== WRITTEN PROBLEM ==
Select from the records below every line that has the word "with" in it.

== EXERCISE DATA ==
□ □ □ □
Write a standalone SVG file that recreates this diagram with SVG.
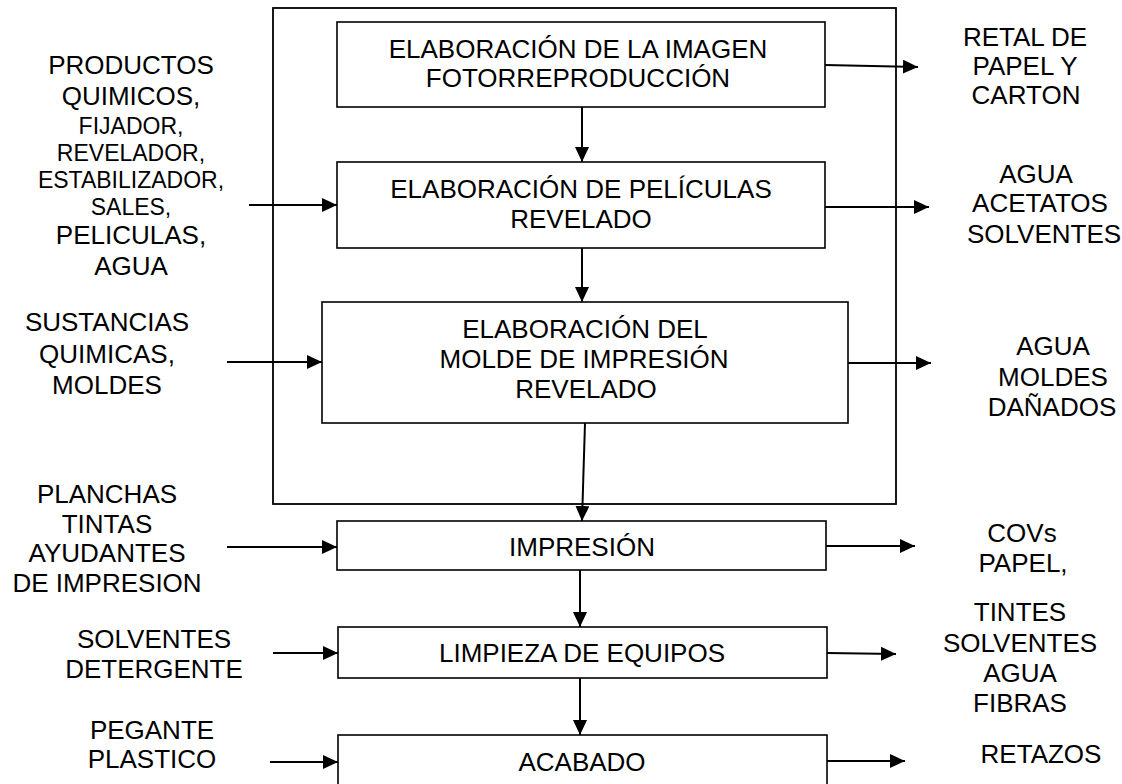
<svg xmlns="http://www.w3.org/2000/svg" width="1122" height="784" viewBox="0 0 1122 784">
<style>
.box{fill:#fff;stroke:#000;stroke-width:1.6}
.frame{fill:none;stroke:#000;stroke-width:1.8}
.con{fill:none;stroke:#000;stroke-width:2;marker-end:url(#ah)}
text{font-family:"Liberation Sans",Arial,sans-serif;font-size:26px;fill:#000;text-anchor:middle}
.sm{font-size:23px}
</style>
<defs>
<marker id="ah" markerUnits="userSpaceOnUse" markerWidth="16" markerHeight="14" refX="15" refY="7" orient="auto">
<path d="M0,0 L15,7 L0,14 z" fill="#000"/>
</marker>
</defs>
<rect width="1122" height="784" fill="#fff"/>
<rect id="frame" class="frame" x="273" y="8" width="623" height="496"/>
<g id="n1"><rect class="box" x="337" y="22" width="488" height="85"/><text x="578" y="58">ELABORACIÓN DE LA IMAGEN</text><text x="578" y="87">FOTORREPRODUCCIÓN</text></g>
<g id="n2"><rect class="box" x="337" y="162" width="488" height="86"/><text x="581" y="198">ELABORACIÓN DE PELÍCULAS</text><text x="581" y="228">REVELADO</text></g>
<g id="n3"><rect class="box" x="322" y="302" width="526" height="121"/><text x="585" y="338">ELABORACIÓN DEL</text><text x="584" y="368">MOLDE DE IMPRESIÓN</text><text x="586" y="398">REVELADO</text></g>
<g id="n4"><rect class="box" x="337" y="521" width="489" height="49"/><text x="582" y="556">IMPRESIÓN</text></g>
<g id="n5"><rect class="box" x="338" y="627" width="489" height="51"/><text x="582" y="662">LIMPIEZA DE EQUIPOS</text></g>
<g id="n6"><rect class="box" x="338" y="735" width="489" height="70"/><text x="582" y="771">ACABADO</text></g>
<g id="in1"><text x="131" y="74">PRODUCTOS</text><text x="131" y="105">QUIMICOS,</text><text class="sm" x="131" y="134">FIJADOR,</text><text class="sm" x="131" y="161">REVELADOR,</text><text class="sm" x="131" y="188">ESTABILIZADOR,</text><text class="sm" x="131" y="215">SALES,</text><text x="131" y="244">PELICULAS,</text><text x="131" y="275">AGUA</text></g>
<g id="in2"><text x="107" y="331">SUSTANCIAS</text><text x="107" y="363">QUIMICAS,</text><text x="107" y="394">MOLDES</text></g>
<g id="in3"><text x="107" y="503">PLANCHAS</text><text x="107" y="533">TINTAS</text><text x="107" y="562">AYUDANTES</text><text x="107" y="592">DE IMPRESION</text></g>
<g id="in4"><text x="154" y="648">SOLVENTES</text><text x="154" y="678">DETERGENTE</text></g>
<g id="in5"><text x="152" y="739">PEGANTE</text><text x="152" y="768">PLASTICO</text></g>
<g id="out1"><text x="1025" y="46">RETAL DE</text><text x="1025" y="75">PAPEL Y</text><text x="1026" y="104">CARTON</text></g>
<g id="out2"><text x="1036" y="183">AGUA</text><text x="1040" y="212">ACETATOS</text><text x="1044" y="243">SOLVENTES</text></g>
<g id="out3"><text x="1053" y="355">AGUA</text><text x="1053" y="386">MOLDES</text><text x="1052" y="416">DAÑADOS</text></g>
<g id="out4"><text x="1022" y="542">COVs</text><text x="1023" y="572">PAPEL,</text></g>
<g id="out5"><text x="1020" y="621">TINTES</text><text x="1020" y="652">SOLVENTES</text><text x="1020" y="682">AGUA</text><text x="1020" y="712">FIBRAS</text></g>
<g id="out6"><text x="1041" y="763">RETAZOS</text></g>
<g id="connectors">
<path class="con" d="M582,107 L582,162"/>
<path class="con" d="M582,248 L582,302"/>
<path class="con" d="M585,423 L582,521"/>
<path class="con" d="M580,570 L580,627"/>
<path class="con" d="M580,678 L580,735"/>
<path class="con" d="M249,205 L337,205"/>
<path class="con" d="M227,362 L322,362"/>
<path class="con" d="M227,547 L337,547"/>
<path class="con" d="M273,653 L338,653"/>
<path class="con" d="M270,762 L338,762"/>
<path class="con" d="M825,65 L918,67"/>
<path class="con" d="M825,207 L929,207"/>
<path class="con" d="M848,363 L931,363"/>
<path class="con" d="M826,546 L915,546"/>
<path class="con" d="M827,653 L896,654"/>
<path class="con" d="M827,761 L905,761"/>
</g>
</svg>
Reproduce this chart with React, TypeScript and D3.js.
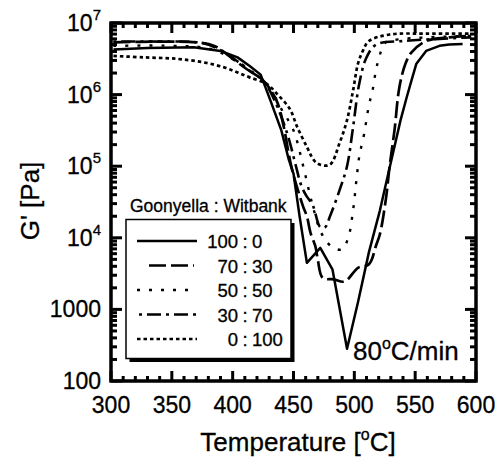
import React, { useRef, useEffect } from 'react';
import * as d3 from 'd3';

// tick values / labels
const xTicks = [300, 350, 400, 450, 500, 550, 600];
const yDecades = [2, 3, 4, 5, 6, 7];

// Goonyella : Witbank blend ratios
const ratioG = ['100', '70', '50', '30', '0'];
const ratioW = ['0', '30', '50', '70', '100'];

// 100 : 0
const t100 = [302, 330, 368, 390, 404, 414, 423, 431, 440, 446, 450, 455, 461, 472, 482, 494, 503, 512, 521, 529, 538, 543, 547, 551, 559, 570, 578, 589];
const g100 = [4.27e6, 4.47e6, 4.57e6, 4.07e6, 3.31e6, 2.51e6, 1.9e6, 8.3e5, 3.16e5, 1.26e5, 7.9e4, 2.0e4, 4470, 7240, 3630, 282, 1260, 6310, 2.4e4, 9.5e4, 4.4e5, 9.1e5, 1.58e6, 2.7e6, 4.07e6, 4.8e6, 5.0e6, 5.1e6];

// 70 : 30
const t70 = [302, 340, 370, 385, 400, 412, 425, 436, 442, 446, 449, 458, 461, 464, 468, 470, 474, 483, 492, 503, 512, 518, 521, 526, 529, 533, 537, 542, 547, 559, 578, 596];
const g70 = [5.37e6, 5.5e6, 5.37e6, 4.79e6, 3.16e6, 2.24e6, 1.58e6, 8.3e5, 3.55e5, 1.51e5, 8.7e4, 2.7e4, 2.0e4, 1.17e4, 7590, 4900, 2750, 2630, 2450, 3800, 4270, 7940, 1.12e4, 3.55e4, 1e5, 3.16e5, 1.26e6, 2.7e6, 3.9e6, 5.6e6, 6.3e6, 6.6e6];

// 50 : 50
const t50 = [302, 350, 380, 400, 415, 425, 432, 440, 450, 458, 465, 472, 478, 484, 490, 495, 499, 502, 504, 508, 512, 515, 519, 526, 536, 560, 596];
const g50 = [4.8e6, 4.8e6, 4.4e6, 3.16e6, 2.14e6, 1.58e6, 1.12e6, 6.3e5, 3.16e5, 1e5, 3.16e4, 1.26e4, 8500, 7080, 6900, 1e4, 2.45e4, 7.1e4, 1.35e5, 2.8e5, 7.1e5, 1.15e6, 2.7e6, 5.4e6, 5.9e6, 6.3e6, 6.6e6];

// 30 : 70
const t30 = [302, 340, 375, 390, 405, 415, 425, 435, 445, 452, 456, 460, 466, 472, 476, 480, 488, 494, 499, 504, 510, 518, 540, 570, 596];
const g30 = [5.5e6, 5.5e6, 5.25e6, 4.17e6, 2.82e6, 2.09e6, 1.58e6, 7.9e5, 2.8e5, 1e5, 5.6e4, 4e4, 2.8e4, 1.41e4, 1.41e4, 2e4, 4.7e4, 1e5, 3.55e5, 1.41e6, 3.3e6, 5e6, 5.6e6, 6e6, 6.3e6];

// 0 : 100
const t0 = [302, 327, 354, 376, 393, 404, 414, 428, 437, 447, 453, 461, 467, 472, 480, 488, 494, 499, 503, 507, 512, 529, 560, 596];
const g0 = [3.47e6, 3.31e6, 3.16e6, 2.82e6, 2.4e6, 2.04e6, 1.74e6, 1.41e6, 1e6, 6.3e5, 3.55e5, 1.86e5, 1.2e5, 1.05e5, 1.05e5, 2.14e5, 4.4e5, 1.15e6, 2.7e6, 4.07e6, 5.6e6, 6.9e6, 7.1e6, 7.1e6];

const FONT = "'Liberation Sans', Arial, Helvetica, sans-serif";

const App = () => {
  const svgRef = useRef(null);

  useEffect(() => {
    const width = 503;
    const height = 459;
    const left = 111, right = 476, top = 23, bottom = 381;

    const svg = d3.select(svgRef.current);
    svg.selectAll('*').remove();
    svg.attr('width', width).attr('height', height).attr('viewBox', [0, 0, width, height]);

    svg.append('rect').attr('width', width).attr('height', height).attr('fill', '#fff');

    const x = d3.scaleLinear().domain([300, 600]).range([left, right]);
    const y = d3.scaleLog().domain([100, 1e7]).range([bottom, top]);

    const series = [
      { t: t100, g: g100, dash: null, w: 2.5, curve: d3.curveLinear, from: 137 },
      { t: t70, g: g70, dash: '17,5', w: 2.7, curve: d3.curveCatmullRom.alpha(0.5), from: 149 },
      { t: t50, g: g50, dash: '3,9', w: 2.4, curve: d3.curveCatmullRom.alpha(0.5), from: 137 },
      { t: t30, g: g30, dash: '3,5,14,5', w: 2.6, curve: d3.curveCatmullRom.alpha(0.5), from: 139 },
      { t: t0, g: g0, dash: '3.5,3', w: 2.7, curve: d3.curveCatmullRom.alpha(0.5), from: 137 },
    ];

    svg.append('clipPath').attr('id', 'plotclip')
      .append('rect').attr('x', left).attr('y', top).attr('width', right - left).attr('height', bottom - top);

    const lines = svg.append('g').attr('clip-path', 'url(#plotclip)');
    series.forEach(s => {
      const pts = s.t.map((t, i) => [t, s.g[i]]);
      const line = d3.line().x(d => x(d[0])).y(d => y(d[1])).curve(s.curve);
      lines.append('path')
        .attr('d', line(pts))
        .attr('fill', 'none')
        .attr('stroke', '#000')
        .attr('stroke-width', s.w)
        .attr('stroke-dasharray', s.dash)
        .attr('stroke-linejoin', 'round');
    });

    // ticks, all four sides, pointing inward
    const ticks = svg.append('g').attr('stroke', '#000').attr('stroke-width', 3);
    d3.range(300, 601, 10).forEach(v => {
      const len = v % 50 === 0 ? 10 : 5;
      ticks.append('line').attr('x1', x(v)).attr('x2', x(v)).attr('y1', bottom).attr('y2', bottom - len);
      ticks.append('line').attr('x1', x(v)).attr('x2', x(v)).attr('y1', top).attr('y2', top + len);
    });
    yDecades.forEach(e => {
      const base = Math.pow(10, e);
      const vals = e < 7 ? [1, 2, 3, 4, 5, 6, 7, 8, 9] : [1];
      vals.forEach(k => {
        const v = k * base;
        const len = k === 1 ? 11 : 6;
        ticks.append('line').attr('x1', left).attr('x2', left + len).attr('y1', y(v)).attr('y2', y(v));
        ticks.append('line').attr('x1', right).attr('x2', right - len).attr('y1', y(v)).attr('y2', y(v));
      });
    });

    svg.append('rect')
      .attr('x', left).attr('y', top).attr('width', right - left).attr('height', bottom - top)
      .attr('fill', 'none').attr('stroke', '#000').attr('stroke-width', 3.5);

    const txt = svg.append('g').attr('font-family', FONT).attr('fill', '#000')
      .attr('stroke', '#000').attr('stroke-width', 0.3);

    // x tick labels
    xTicks.forEach(v => {
      txt.append('text').attr('x', x(v)).attr('y', 413)
        .attr('text-anchor', 'middle').attr('font-size', 23).text(v);
    });

    // y tick labels
    yDecades.forEach(e => {
      const v = Math.pow(10, e);
      const t = txt.append('text').attr('x', 101).attr('y', y(v) + 8)
        .attr('text-anchor', 'end').attr('font-size', 23);
      if (e <= 3) {
        t.text(String(v));
      } else {
        t.append('tspan').text('10');
        t.append('tspan').attr('dy', -11).attr('font-size', 15).text(e);
      }
    });

    // axis titles
    const xt = txt.append('text').attr('x', 298).attr('y', 451)
      .attr('text-anchor', 'middle').attr('font-size', 26);
    xt.append('tspan').text('Temperature [');
    xt.append('tspan').attr('dy', -11).attr('font-size', 16).text('o');
    xt.append('tspan').attr('dy', 11).text('C]');

    txt.append('text').attr('transform', 'translate(39,201) rotate(-90)')
      .attr('text-anchor', 'middle').attr('font-size', 26).text("G' [Pa]");

    // heating rate note
    const note = txt.append('text').attr('x', 353).attr('y', 360).attr('font-size', 26);
    note.append('tspan').text('80');
    note.append('tspan').attr('dy', -11).attr('font-size', 16).text('o');
    note.append('tspan').attr('dy', 11).text('C/min');

    // legend
    txt.append('text').attr('x', 130).attr('y', 212).attr('font-size', 17.5).text('Goonyella : Witbank');
    const lg = svg.append('g');
    lg.append('rect').attr('x', 129.5).attr('y', 223).attr('width', 165).attr('height', 139).attr('fill', '#000');
    lg.append('rect').attr('x', 126).attr('y', 219.5).attr('width', 165).attr('height', 139)
      .attr('fill', '#fff').attr('stroke', '#000').attr('stroke-width', 1.5);

    const rowY = d3.scaleLinear().domain([0, 4]).range([241, 339]);
    series.forEach((s, i) => {
      const cy = rowY(i);
      lg.append('line').attr('x1', s.from).attr('x2', i === 1 ? 194 : 197).attr('y1', cy).attr('y2', cy)
        .attr('stroke', '#000').attr('stroke-width', s.w).attr('stroke-dasharray', s.dash);
      const row = lg.append('g').attr('font-family', FONT).attr('font-size', 18.5)
        .attr('stroke', '#000').attr('stroke-width', 0.3);
      row.append('text').attr('x', 238).attr('y', cy + 7).attr('text-anchor', 'end').text(ratioG[i]);
      row.append('text').attr('x', 245).attr('y', cy + 7).attr('text-anchor', 'middle').text(':');
      row.append('text').attr('x', 252).attr('y', cy + 7).attr('text-anchor', 'start').text(ratioW[i]);
    });
  }, []);

  return (
    <div style={{ position: 'absolute', left: 0, top: 0 }}>
      <svg ref={svgRef}></svg>
    </div>
  );
};

export default App;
□ □ □ □
== SOLUTION ==
Write a standalone SVG file that recreates this diagram with SVG.
Reproduce this chart with React, TypeScript and D3.js.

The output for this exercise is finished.